Paulo Pereira Gouveia

Nuno Coutinho

Carlos Araújo


(1) A decisão proferida pelo diretor nacional do SEF é suscetível de impugnação jurisdicional perante os tribunais administrativos, no prazo de quatro dias, com efeito suspensivo.
(2) 1 - É concedida autorização de residência por proteção subsidiária aos estrangeiros e aos apátridas a quem não sejam aplicáveis as disposições do artigo 3.º e que sejam impedidos ou se sintam impossibilitados de regressar ao país da sua nacionalidade ou da sua residência habitual, quer atendendo à sistemática violação dos direitos humanos que aí se verifique, quer por correrem o risco de sofrer ofensa grave.
2 - Para efeitos do número anterior, considera-se ofensa grave, nomeadamente:
a) A pena de morte ou execução;
b) A tortura ou pena ou tratamento desumano ou degradante do requerente no seu País de origem; ou
c) A ameaça grave contra a vida ou a integridade física do requerente, resultante de violência indiscriminada em situações de conflito armado internacional ou interno ou de violação generalizada e indiscriminada de direitos humanos.
3 - É correspondentemente aplicável o disposto no artigo anterior.
(3) ARTIGO 33 Proibição de expulsar e de repelir
1. Nenhum dos Estados Contratantes expulsará ou repelirá um refugiado, seja de que maneira for, para as fronteiras dos territórios onde a sua vida ou a sua liberdade sejam ameaçados em virtude da sua raça, religião, nacionalidade, filiação em certo grupo social ou opiniões políticas.
2. Contudo, o benefício da presente disposição não poderá ser invocado por um refugiado que haja razões sérias para considerar perigo para a segurança do país onde se encontra, ou que, tendo sido objeto de uma condenação definitiva por um crime ou delito particularmente grave, constitua ameaça para a comunidade do dito país.
(4) Ninguém pode ser submetido a torturas, nem a penas ou tratamentos desumanos ou degradantes.
(5) Cfr. Ac. do T.C. nº 128/2009.
(6) Cfr. Acs. do T.C. nº 39/88, nº 186/90, nº 310/2000 e nº 491/2002 e nº 187/2013; Robert Alexy, A Theory of Constitutional Rights, trad., pp. 44 ss, 394-395 e 414.
(7) Cfr. Robert Alexy, A construção dos direitos fundamentais, in: Direito & Política, nº 6 (2014), pp. 38-48.
(8) ARTIGO 33º - Proibição de expulsar e de repelir
1. Nenhum dos Estados Contratantes expulsará ou repelirá um refugiado, seja de que maneira for, para as fronteiras dos territórios onde a sua vida ou a sua liberdade sejam ameaçados em virtude da sua raça, religião, nacionalidade, filiação em certo grupo social ou opiniões políticas.

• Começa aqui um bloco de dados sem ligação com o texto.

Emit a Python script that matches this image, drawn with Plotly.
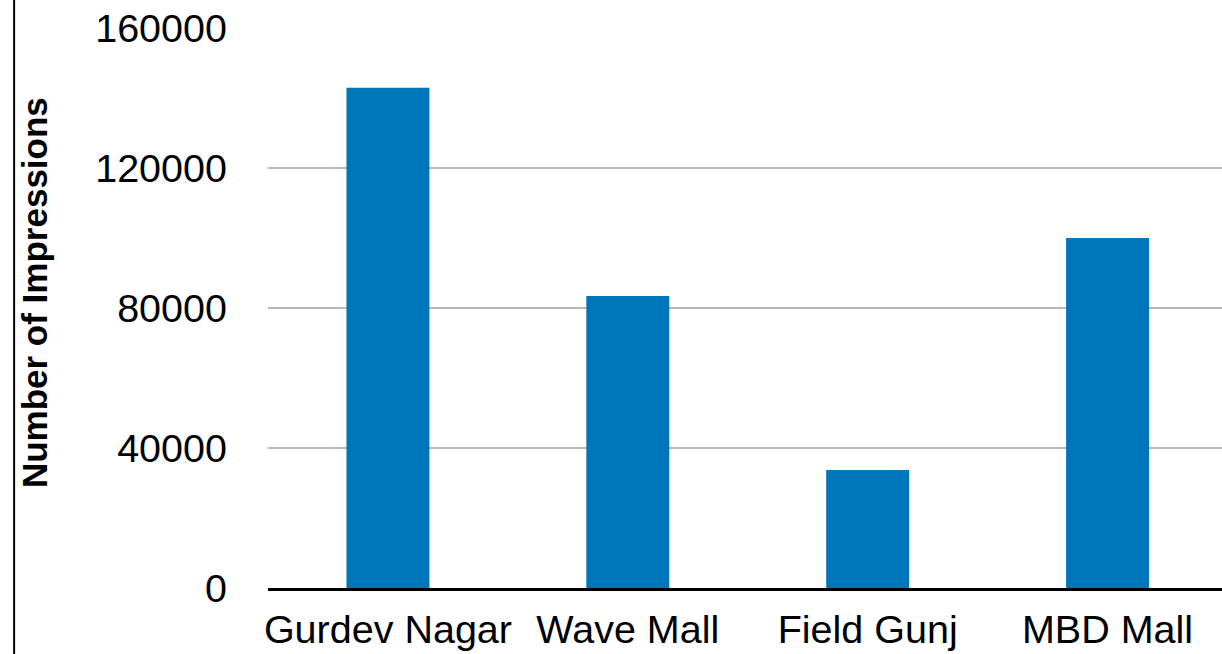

2. Contudo, o benefício da presente disposição não poderá ser invocado por um refugiado sobre quem haja razões sérias para considerar um perigo para a segurança do país onde se encontra, ou que, tendo sido objeto de uma condenação definitiva por um crime ou delito particularmente grave, constitua ameaça para a comunidade do dito país.